"I'm not sure I follow your method given that the heating and cooling were bundled together....Do you actually mean total energy divided by HDD or CDD?"
To illustrate the method, assume a house that is heated by an electric space heater and cooled by an electric air conditioner, both of which are connected to the same electric meter.
The way to seperate out the appliance useage is to observe the meter during a period of time in which only one appliance is used and observe the number of DD for the same period. In my part of the world, the month of January never requires any air conditioning. So, if you take the meter reading for January and divide it by the cumulative DDs for January the resulting quotient would be the heating unit's DD factor (kWh/HDD).
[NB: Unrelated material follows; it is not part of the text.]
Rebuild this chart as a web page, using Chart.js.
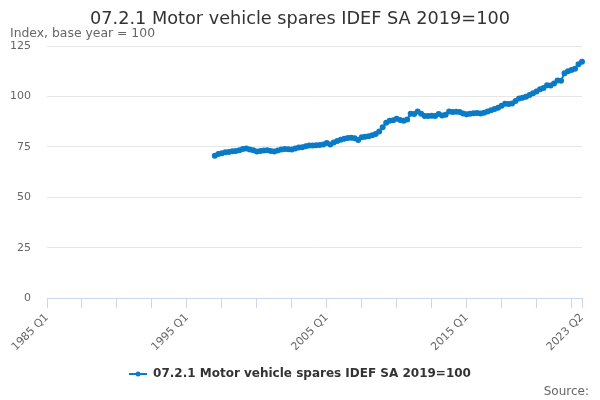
<!DOCTYPE html>
<html>
<head>
<meta charset="utf-8">
<script src="https://cdn.jsdelivr.net/npm/chart.js@4"></script>
<style>
html,body{margin:0;padding:0;background:#fff;}
#wrap{width:600px;height:400px;position:relative;}
</style>
</head>
<body>
<div id="wrap"><canvas id="c" width="600" height="400"></canvas></div>
<script>
const titleText = "07.2.1 Motor vehicle spares IDEF SA 2019=100";
const subtitleText = "Index, base year = 100";
const seriesName = "07.2.1 Motor vehicle spares IDEF SA 2019=100";
const sourceText = "Source:";

// quarters 1985 Q1 .. 2023 Q2
const firstYear = 1985;
const quarterCount = 154;
const categories = [];
for (let i = 0; i < quarterCount; i++) {
  categories.push((firstYear + Math.floor(i / 4)) + " Q" + (i % 4 + 1));
}

// data begins 1997 Q1
const dataStart = "1997 Q1";
const values = [
  70.6, 71.5, 71.8, 72.3, 72.5, 72.8, 73.0, 73.3, 74.0, 74.2,
  73.7, 73.3, 72.7, 73.0, 73.2, 73.3, 73.0, 72.7, 73.2, 73.7,
  74.0, 73.9, 73.7, 74.2, 74.7, 74.9, 75.3, 75.7, 75.7, 75.8,
  75.9, 76.2, 77.0, 76.2, 77.2, 78.0, 78.6, 79.0, 79.4, 79.5,
  79.3, 78.5, 79.8, 80.0, 80.3, 80.8, 81.4, 82.6, 84.8, 87.0,
  88.0, 88.2, 89.0, 88.4, 88.0, 88.6, 91.5, 91.4, 92.6, 91.5,
  90.3, 90.4, 90.5, 90.3, 91.3, 90.6, 91.0, 92.6, 92.4, 92.5,
  92.3, 91.6, 91.2, 91.5, 91.7, 91.8, 91.6, 92.0, 92.6, 93.2,
  93.8, 94.5, 95.5, 96.4, 96.3, 96.5, 97.8, 99.0, 99.4, 99.9,
  100.8, 101.6, 102.5, 103.6, 104.2, 105.6, 105.5, 106.5, 108.0, 107.8,
  111.6, 112.6, 113.2, 113.8, 116.0, 117.3
];

const yTicks = [0, 25, 50, 75, 100, 125];
const xLabelEvery = 40;   // labelled quarters
const xTickEvery = 10;    // tick marks

const startIdx = categories.indexOf(dataStart);
const seriesData = categories.map((c, i) => (i >= startIdx && i - startIdx < values.length) ? values[i - startIdx] : null);

const lineColor = "#0a7bc6";
const FONT = "'DejaVu Sans', sans-serif";

// legend symbol: line with dot
const sym = document.createElement('canvas');
sym.width = 18; sym.height = 10;
(function(){
  const g = sym.getContext('2d');
  g.strokeStyle = lineColor; g.lineWidth = 2;
  g.beginPath(); g.moveTo(0, 5); g.lineTo(18, 5); g.stroke();
  g.fillStyle = lineColor;
  g.beginPath(); g.arc(9, 5, 2.5, 0, Math.PI * 2); g.fill();
})();

const sourcePlugin = {
  id: 'sourceText',
  afterDraw(chart) {
    const ctx = chart.ctx;
    ctx.save();
    ctx.font = "12px " + FONT;
    ctx.fillStyle = "#666666";
    ctx.textAlign = "right";
    ctx.textBaseline = "alphabetic";
    ctx.fillText(sourceText, 589, 395);
    ctx.restore();
  }
};

new Chart(document.getElementById('c'), {
  type: 'line',
  data: {
    labels: categories,
    datasets: [{
      label: seriesName,
      data: seriesData,
      borderColor: lineColor,
      backgroundColor: lineColor,
      borderWidth: 2,
      pointRadius: 2,
      pointHoverRadius: 3,
      pointStyle: 'circle',
      tension: 0,
      spanGaps: false
    }]
  },
  options: {
    responsive: false,
    animation: false,
    devicePixelRatio: 1,
    layout: { padding: { left: 10, right: 10, top: 0, bottom: 10 } },
    plugins: {
      title: {
        display: true,
        text: titleText,
        color: "#333333",
        font: { family: FONT, size: 17.7, weight: 'normal', lineHeight: 0.95 },
        padding: { top: 11, bottom: 0 }
      },
      subtitle: {
        display: true,
        text: subtitleText,
        align: 'start',
        color: "#666666",
        font: { family: FONT, size: 12.4, weight: 'normal', lineHeight: 1.0 },
        padding: { top: 0, bottom: 6 }
      },
      legend: {
        display: true,
        position: 'bottom',
        labels: {
          usePointStyle: true,
          pointStyle: sym,
          pointStyleWidth: 18,
          color: "#333333",
          font: { family: FONT, size: 12, weight: 'bold' },
          padding: 10
        }
      },
      tooltip: { enabled: false }
    },
    scales: {
      x: {
        type: 'category',
        offset: false,
        border: { display: true, color: "#ccd6eb", width: 1 },
        grid: {
          display: true,
          drawOnChartArea: false,
          drawTicks: true,
          tickLength: 10,
          color: "#ccd6eb"
        },
        afterBuildTicks(scale) {
          const last = categories.length - 1;
          scale.ticks = scale.ticks.filter(t => t.value % xTickEvery === 0 || t.value === last);
        },
        afterFit(scale) {
          scale.height = 60;
          scale.paddingRight = 18;
        },
        ticks: {
          autoSkip: false,
          maxRotation: 45,
          minRotation: 45,
          color: "#666666",
          font: { family: FONT, size: 11 },
          padding: 3,
          callback(value) {
            const last = categories.length - 1;
            return (value % xLabelEvery === 0 || value === last) ? categories[value] : '';
          }
        }
      },
      y: {
        min: 0,
        max: 125,
        afterBuildTicks(scale) {
          scale.ticks = yTicks.map(v => ({ value: v }));
        },
        afterFit(scale) { scale.width = 37; },
        border: { display: false },
        grid: { color: "#e6e6e6", drawTicks: false },
        ticks: {
          color: "#666666",
          font: { family: FONT, size: 11 },
          padding: 16
        }
      }
    }
  },
  plugins: [sourcePlugin]
});
</script>
</body>
</html>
The same could be said for the cooling load. In my part of the world, the month of August never requires any space heating so an air conditioning DD factor can be determined by using the procedure outlined above for August to get the air conditioning unit's DD factor (kWh/CDD).
Now, everything being equal (thermostat setting, appliance efficiency, building insulation, occupants etc.), the DD factors will remain reasonably constant and you should be able to use them to estimate the mixed heating and cooling consumption for any other month by using the relation:
Total Mixed Load = (HDD x kWh/HDD) + (CDD x kWh/CDD)
Note, if you undertake energy savings measures, you will need to determine new DD factors to account for the changes.
"And won't the HDD/CDD factors suffer the same proportionality problem after improvements?"
The HDD/CDD ratio is not used in the calculation.